Supporting information
https://doi.org/10.1107/S160053680706624X/lw2052sup1.cif
contains datablocks I, global. DOI:Structure factors: contains datablock I. DOI: https://doi.org/10.1107/S160053680706624X/lw2052Isup2.hkl
The title compound was prepared according to the literature method (Gowda et al., 2004). The purity of the compound was checked by determining its melting point. The compound was further characterized by recording its infrared and NMR spectra (Gowda et al., 2004). Single crystals of the title compound were obtained from a slow evaporation of an ethanolic solution and used for X-ray diffraction studies at room temperature.
The H atoms were positioned with idealized geometry using a riding model with C—H = 0.93 Å (CH aromatic) or 0.96 Å (CH3) or 0.97 Å (CH2Cl) and N—H = 0.86 Å with Uiso(H) = 1.2 Ueq(CH or NH) and Uiso(H) = 1.4 Ueq(CH3).
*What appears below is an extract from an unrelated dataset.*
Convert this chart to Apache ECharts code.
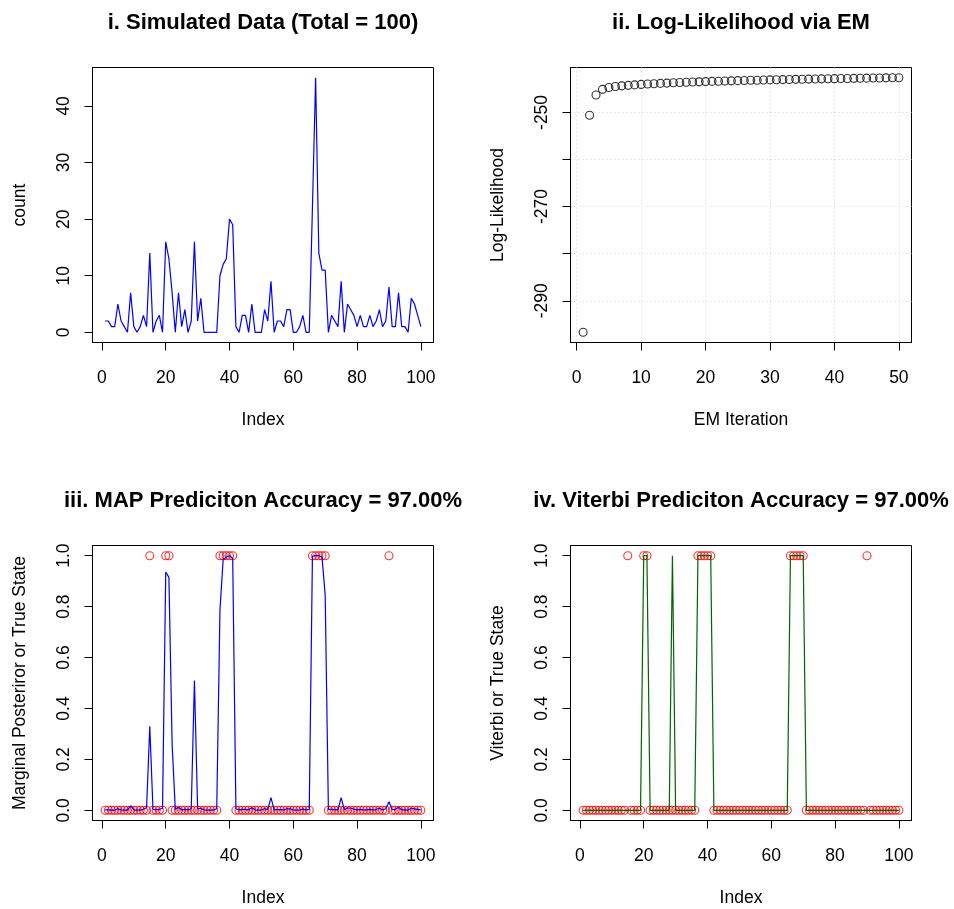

Since the compound was prepared in a project that ended a few years ago, the measurement was performed using the theta range that was routinely applied at that time. In view of the fact that the structure is an organic compound, which scatters with minor intensity at high theta values we feel that the presented structural information on this compound is reliable enough in order to unambigiously solve the structure and refine the structure model reliably.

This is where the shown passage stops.